**WORKING DATA**
┌──

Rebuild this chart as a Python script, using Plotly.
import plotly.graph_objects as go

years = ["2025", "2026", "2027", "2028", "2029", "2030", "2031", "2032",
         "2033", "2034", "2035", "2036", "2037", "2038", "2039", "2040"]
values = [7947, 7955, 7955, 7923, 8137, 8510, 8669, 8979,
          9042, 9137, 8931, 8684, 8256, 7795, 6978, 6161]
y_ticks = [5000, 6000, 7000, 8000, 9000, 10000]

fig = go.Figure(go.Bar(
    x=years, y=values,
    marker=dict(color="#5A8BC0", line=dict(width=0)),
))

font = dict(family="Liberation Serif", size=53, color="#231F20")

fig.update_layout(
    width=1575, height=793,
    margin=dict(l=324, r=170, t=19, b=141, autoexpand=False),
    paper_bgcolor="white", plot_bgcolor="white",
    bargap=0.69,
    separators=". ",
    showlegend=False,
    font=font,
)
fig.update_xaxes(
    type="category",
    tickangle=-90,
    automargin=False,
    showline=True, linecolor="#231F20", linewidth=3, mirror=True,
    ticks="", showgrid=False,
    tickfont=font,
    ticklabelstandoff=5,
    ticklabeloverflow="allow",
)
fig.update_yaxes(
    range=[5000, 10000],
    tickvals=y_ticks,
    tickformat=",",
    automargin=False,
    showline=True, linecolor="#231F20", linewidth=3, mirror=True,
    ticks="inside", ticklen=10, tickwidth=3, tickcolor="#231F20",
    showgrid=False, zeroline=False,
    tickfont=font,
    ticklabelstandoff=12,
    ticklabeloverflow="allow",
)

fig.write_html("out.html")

└──
┌──

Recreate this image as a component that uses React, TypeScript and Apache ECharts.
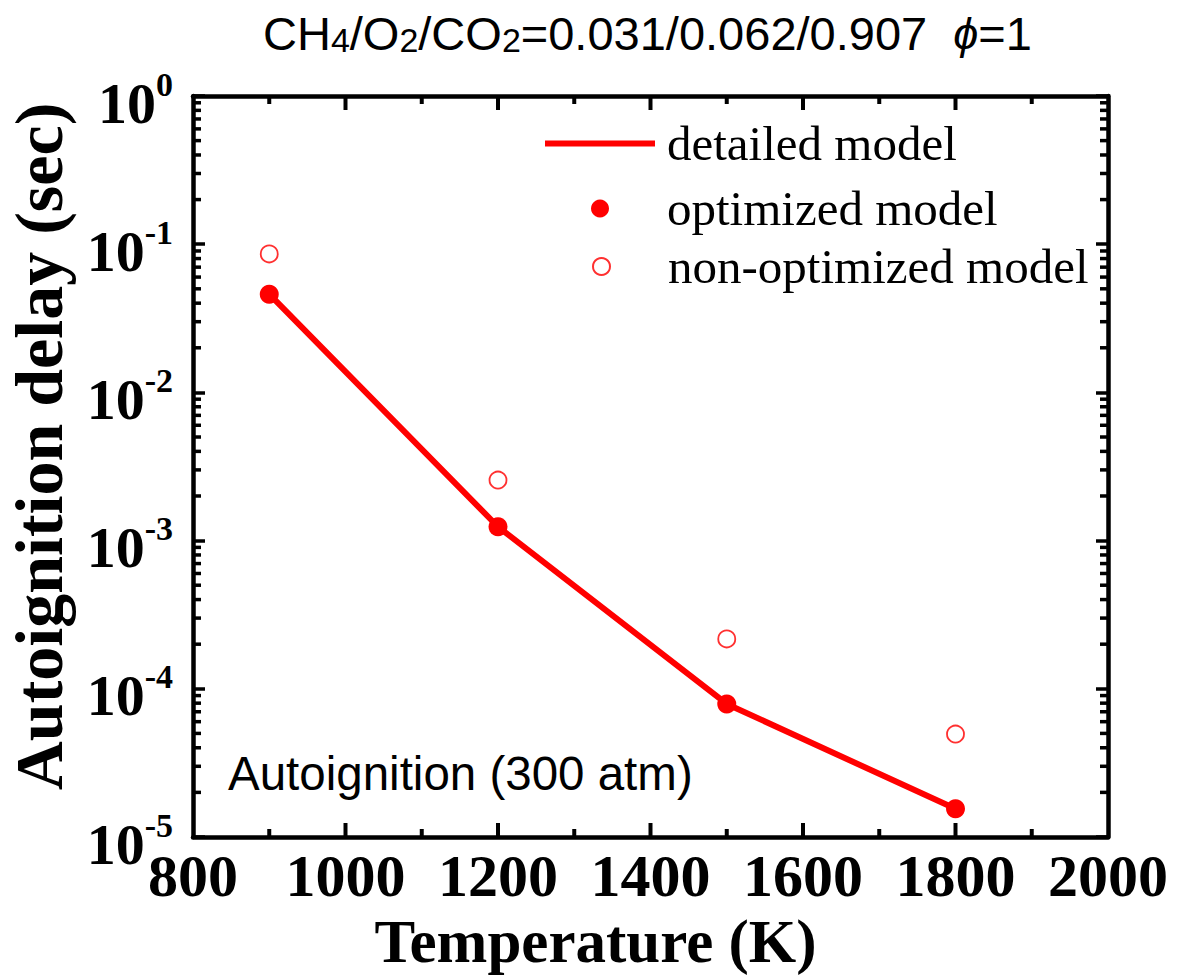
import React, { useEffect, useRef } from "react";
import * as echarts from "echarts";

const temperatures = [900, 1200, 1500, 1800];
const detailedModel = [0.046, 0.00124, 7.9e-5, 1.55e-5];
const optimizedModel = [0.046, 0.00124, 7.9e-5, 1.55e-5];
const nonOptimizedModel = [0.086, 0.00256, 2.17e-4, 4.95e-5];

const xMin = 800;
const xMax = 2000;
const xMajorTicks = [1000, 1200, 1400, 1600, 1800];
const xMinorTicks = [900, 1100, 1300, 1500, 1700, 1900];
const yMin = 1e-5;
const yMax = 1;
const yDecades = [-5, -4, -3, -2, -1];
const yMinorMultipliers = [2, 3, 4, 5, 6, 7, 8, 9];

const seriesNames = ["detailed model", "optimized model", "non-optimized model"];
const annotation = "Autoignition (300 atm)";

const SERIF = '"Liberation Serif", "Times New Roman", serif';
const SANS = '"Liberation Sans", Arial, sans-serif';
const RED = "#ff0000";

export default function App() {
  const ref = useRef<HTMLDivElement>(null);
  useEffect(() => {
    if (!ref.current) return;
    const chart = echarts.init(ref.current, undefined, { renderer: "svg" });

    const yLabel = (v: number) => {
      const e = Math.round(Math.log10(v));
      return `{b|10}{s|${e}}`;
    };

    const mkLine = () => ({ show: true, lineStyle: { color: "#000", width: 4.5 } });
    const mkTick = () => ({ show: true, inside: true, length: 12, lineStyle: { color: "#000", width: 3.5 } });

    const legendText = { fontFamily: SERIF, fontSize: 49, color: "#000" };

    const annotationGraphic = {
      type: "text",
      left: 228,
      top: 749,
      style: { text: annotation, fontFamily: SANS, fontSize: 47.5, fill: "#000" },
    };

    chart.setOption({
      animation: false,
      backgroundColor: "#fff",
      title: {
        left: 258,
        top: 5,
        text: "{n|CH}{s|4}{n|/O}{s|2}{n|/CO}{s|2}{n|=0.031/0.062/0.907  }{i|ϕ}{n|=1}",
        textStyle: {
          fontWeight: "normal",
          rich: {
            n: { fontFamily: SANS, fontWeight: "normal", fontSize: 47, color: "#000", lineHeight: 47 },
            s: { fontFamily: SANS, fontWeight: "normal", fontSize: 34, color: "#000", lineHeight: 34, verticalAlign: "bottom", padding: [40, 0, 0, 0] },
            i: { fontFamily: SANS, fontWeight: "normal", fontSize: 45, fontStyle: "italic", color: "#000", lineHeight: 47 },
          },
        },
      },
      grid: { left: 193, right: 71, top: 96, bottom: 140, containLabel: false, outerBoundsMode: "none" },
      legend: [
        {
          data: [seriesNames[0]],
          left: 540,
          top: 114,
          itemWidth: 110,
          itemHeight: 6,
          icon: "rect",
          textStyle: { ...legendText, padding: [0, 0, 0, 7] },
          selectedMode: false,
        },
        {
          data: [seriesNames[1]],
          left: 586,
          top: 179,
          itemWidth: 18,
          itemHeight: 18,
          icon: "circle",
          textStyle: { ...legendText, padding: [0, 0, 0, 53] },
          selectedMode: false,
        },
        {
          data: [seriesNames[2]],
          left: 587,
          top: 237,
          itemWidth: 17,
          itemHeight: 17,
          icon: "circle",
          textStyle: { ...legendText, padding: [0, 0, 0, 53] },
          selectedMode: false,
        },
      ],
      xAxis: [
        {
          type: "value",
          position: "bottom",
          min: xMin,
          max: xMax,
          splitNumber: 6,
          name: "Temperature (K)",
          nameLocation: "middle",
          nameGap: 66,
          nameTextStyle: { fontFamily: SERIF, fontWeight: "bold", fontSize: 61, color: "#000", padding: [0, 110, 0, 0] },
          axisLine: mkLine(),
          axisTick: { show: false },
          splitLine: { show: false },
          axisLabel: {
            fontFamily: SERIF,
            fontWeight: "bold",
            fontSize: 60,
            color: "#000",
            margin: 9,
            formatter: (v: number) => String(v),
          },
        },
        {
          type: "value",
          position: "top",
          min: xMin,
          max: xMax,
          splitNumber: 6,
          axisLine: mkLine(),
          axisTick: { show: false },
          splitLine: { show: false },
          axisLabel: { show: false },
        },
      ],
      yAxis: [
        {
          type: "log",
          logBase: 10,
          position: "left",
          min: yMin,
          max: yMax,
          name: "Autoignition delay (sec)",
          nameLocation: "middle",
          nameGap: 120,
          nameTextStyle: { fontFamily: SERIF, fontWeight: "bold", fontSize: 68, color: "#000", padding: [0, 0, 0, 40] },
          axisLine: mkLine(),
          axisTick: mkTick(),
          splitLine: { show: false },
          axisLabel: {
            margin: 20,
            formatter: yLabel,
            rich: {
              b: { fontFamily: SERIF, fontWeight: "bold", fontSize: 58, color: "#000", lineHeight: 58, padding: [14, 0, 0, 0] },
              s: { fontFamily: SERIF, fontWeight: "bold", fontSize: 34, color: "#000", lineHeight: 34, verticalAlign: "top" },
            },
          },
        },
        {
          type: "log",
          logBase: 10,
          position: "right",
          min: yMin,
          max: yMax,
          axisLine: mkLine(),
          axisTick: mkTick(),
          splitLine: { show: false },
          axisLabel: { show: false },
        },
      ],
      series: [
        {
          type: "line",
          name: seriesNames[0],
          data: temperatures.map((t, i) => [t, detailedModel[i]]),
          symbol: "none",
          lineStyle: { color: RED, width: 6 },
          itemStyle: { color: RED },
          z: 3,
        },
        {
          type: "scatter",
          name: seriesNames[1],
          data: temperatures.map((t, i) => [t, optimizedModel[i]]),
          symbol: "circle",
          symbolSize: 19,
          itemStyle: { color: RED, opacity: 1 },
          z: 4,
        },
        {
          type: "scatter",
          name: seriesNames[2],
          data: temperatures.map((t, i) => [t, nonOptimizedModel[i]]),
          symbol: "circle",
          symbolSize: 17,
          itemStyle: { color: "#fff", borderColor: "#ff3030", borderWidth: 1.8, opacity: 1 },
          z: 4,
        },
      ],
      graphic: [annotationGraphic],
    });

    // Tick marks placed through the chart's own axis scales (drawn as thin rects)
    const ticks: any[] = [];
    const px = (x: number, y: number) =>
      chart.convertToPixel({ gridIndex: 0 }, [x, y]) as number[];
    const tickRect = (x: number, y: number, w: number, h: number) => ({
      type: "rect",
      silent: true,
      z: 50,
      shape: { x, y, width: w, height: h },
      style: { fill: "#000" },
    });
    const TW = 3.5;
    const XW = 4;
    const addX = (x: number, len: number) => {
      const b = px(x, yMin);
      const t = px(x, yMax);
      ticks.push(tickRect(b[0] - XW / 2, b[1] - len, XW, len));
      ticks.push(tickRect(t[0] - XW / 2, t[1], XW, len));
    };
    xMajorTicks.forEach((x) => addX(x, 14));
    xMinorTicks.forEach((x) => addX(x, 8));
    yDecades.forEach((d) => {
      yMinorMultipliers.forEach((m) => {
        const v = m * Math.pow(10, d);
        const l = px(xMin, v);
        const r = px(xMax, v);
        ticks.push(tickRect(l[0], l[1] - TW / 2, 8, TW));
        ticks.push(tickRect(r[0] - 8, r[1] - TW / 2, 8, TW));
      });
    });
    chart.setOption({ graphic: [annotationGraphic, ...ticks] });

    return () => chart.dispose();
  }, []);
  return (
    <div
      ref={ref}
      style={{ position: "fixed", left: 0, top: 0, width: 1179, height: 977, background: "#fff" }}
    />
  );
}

└──
┌──

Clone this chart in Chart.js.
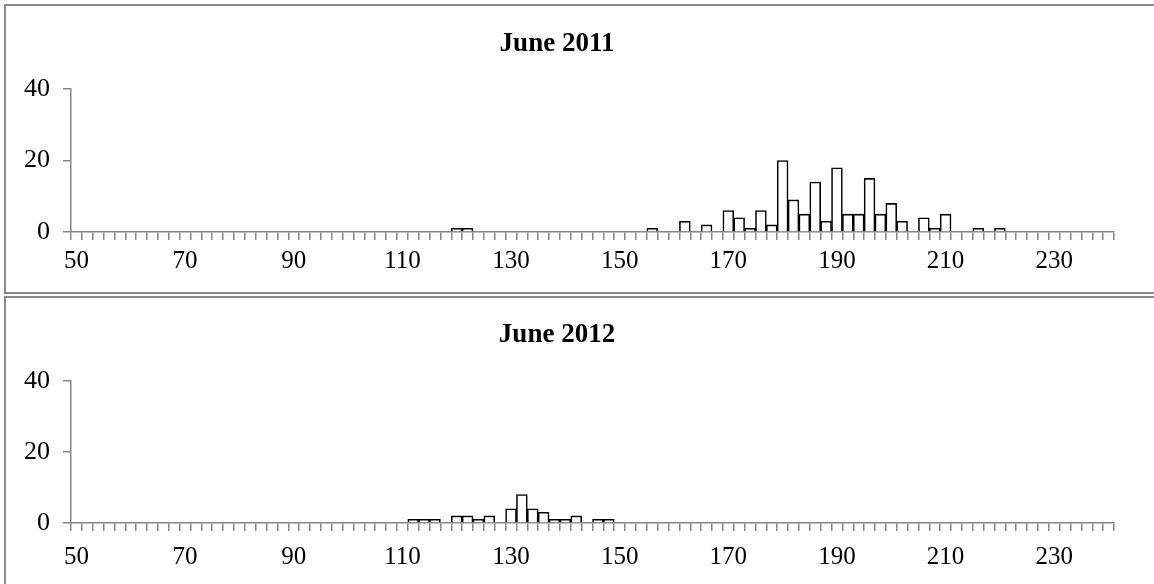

└──

**TASK TO COMPLETE**
Restate word for word the lines that begin at the one with "Recreate this image" and end at the one with "const nonOptimizedModel = [0.086, 0.00256, 2.17e-4, 4.95e-5];", including both, and leave every picture aside.

**RESULT BELOW**
Recreate this image as a component that uses React, TypeScript and Apache ECharts.
import React, { useEffect, useRef } from "react";
import * as echarts from "echarts";

const temperatures = [900, 1200, 1500, 1800];
const detailedModel = [0.046, 0.00124, 7.9e-5, 1.55e-5];
const optimizedModel = [0.046, 0.00124, 7.9e-5, 1.55e-5];
const nonOptimizedModel = [0.086, 0.00256, 2.17e-4, 4.95e-5];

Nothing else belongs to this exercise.